Pakistani politician

Khalid Javed Asghar Ghural is a Pakistani politician who has been a Member of the Provincial Assembly of the Punjab, since 24 February 2024.

==Early life and education==
Ghural was born in Gujrat on 7 October 1968. He completed his BA and earned an LL.B. degree from the University of the Punjab, Lahore, in 1993.

==Political career==
He was elected to the Provincial Assembly of the Punjab as a candidate of Pakistan Muslim League (Q) (PML-Q) from PP-108 (Gujrat-I) in the 2002 Pakistani general election. During his tenure as member of the assembly, he become Parliamentary Secretary for Sports.

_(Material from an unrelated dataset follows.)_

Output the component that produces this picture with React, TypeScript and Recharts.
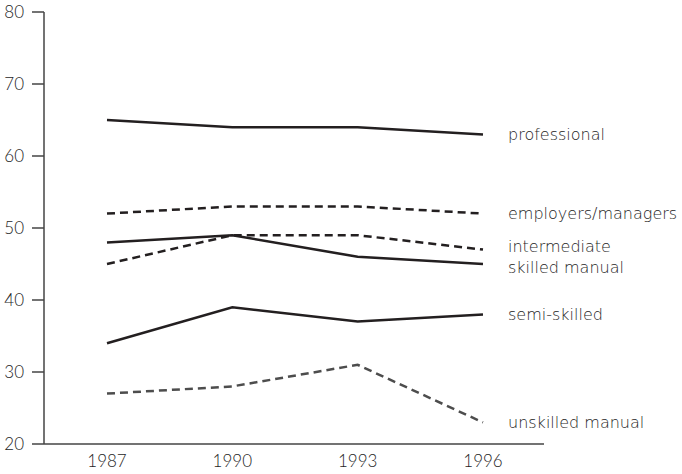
import React from "react";
import { LineChart, Line, XAxis, YAxis, LabelList } from "recharts";

const years = ["1987", "1990", "1993", "1996"];
const professional = [65, 64, 64, 63];
const employersManagers = [52, 53, 53, 52];
const intermediate = [45, 49, 49, 47];
const skilledManual = [48, 49, 46, 45];
const semiSkilled = [34, 39, 37, 38];
const unskilledManual = [27, 28, 31, 23];
const yTicks = [20, 30, 40, 50, 60, 70, 80];

const data = years.map((y, i) => ({
  year: y,
  professional: professional[i],
  employers: employersManagers[i],
  intermediate: intermediate[i],
  skilled: skilledManual[i],
  semi: semiSkilled[i],
  unskilled: unskilledManual[i],
}));

const series = [
  { key: "professional", name: "professional", color: "#231f20", dash: undefined, dy: 0 },
  { key: "employers", name: "employers/managers", color: "#231f20", dash: "8 5", dy: 0 },
  { key: "intermediate", name: "intermediate", color: "#231f20", dash: "8 5", dy: -3 },
  { key: "skilled", name: "skilled manual", color: "#231f20", dash: undefined, dy: 3 },
  { key: "semi", name: "semi-skilled", color: "#231f20", dash: undefined, dy: 0 },
  { key: "unskilled", name: "unskilled manual", color: "#4d4d4d", dash: "8 5", dy: 0 },
];

const LABEL_FONT = "'DejaVu Sans', sans-serif";
const TICK_FONT = "Lato, 'Open Sans', sans-serif";
const TEXT_COLOR = "#1e1e1e";

const makeLabel = (name: string, dy: number) => (props: any) => {
  const { x, y, index } = props;
  if (index !== years.length - 1) return null;
  return (
    <text
      x={x + 25}
      y={y + dy}
      dominantBaseline="central"
      fill={TEXT_COLOR}
      fontSize={16}
      fontWeight={300}
      fontFamily={LABEL_FONT}
    >
      {name}
    </text>
  );
};

export default function App() {
  return (
    <div style={{ position: "absolute", left: 0, top: 0, width: 682, height: 474, background: "#fff" }}>
      <LineChart
        width={682}
        height={474}
        data={data}
        margin={{ top: 12, right: 138, bottom: 0, left: 0 }}
      >
        <XAxis
          dataKey="year"
          padding={{ left: 63, right: 61 }}
          tickLine={false}
          tickSize={0}
          tickMargin={11}
          height={30}
          axisLine={{ stroke: "#444", strokeWidth: 1.5 }}
          tick={{ fill: TEXT_COLOR, fontSize: 17, fontWeight: 300, fontFamily: TICK_FONT }}
        />
        <YAxis
          domain={[20, 80]}
          ticks={yTicks}
          width={44}
          tickSize={12}
          tickMargin={8}
          axisLine={{ stroke: "#444", strokeWidth: 1.5 }}
          tickLine={{ stroke: "#444", strokeWidth: 1.5 }}
          tick={{ fill: TEXT_COLOR, fontSize: 17, fontWeight: 300, fontFamily: TICK_FONT }}
          interval={0}
        />
        {series.map((s) => (
          <Line
            key={s.key}
            dataKey={s.key}
            stroke={s.color}
            strokeWidth={2.5}
            strokeDasharray={s.dash}
            dot={false}
            activeDot={false}
            type="linear"
            isAnimationActive={false}
          >
            <LabelList dataKey={s.key} content={makeLabel(s.name, s.dy)} />
          </Line>
        ))}
      </LineChart>
    </div>
  );
}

He was re-elected to the Provincial Assembly of the Punjab as a candidate of PML-Q from PP-108 (Gujrat-I) for the second time in the 2008 Pakistani general election.

He was unable to secure the party ticket from PML-Q for the 2013 Pakistani general election.

He ran for the seat of the Provincial Assembly of the Punjab from PP-28 (Gujrat-I) as an Independent candidate in the 2018 Pakistani general election but he only received 64 votes and lost the election.

In the 2024 Pakistani general election, Ghural was re-elected to the Provincial Assembly of the Punjab from PP-29 Gujrat-III as a candidate of Pakistan Muslim League (Q) for the third time.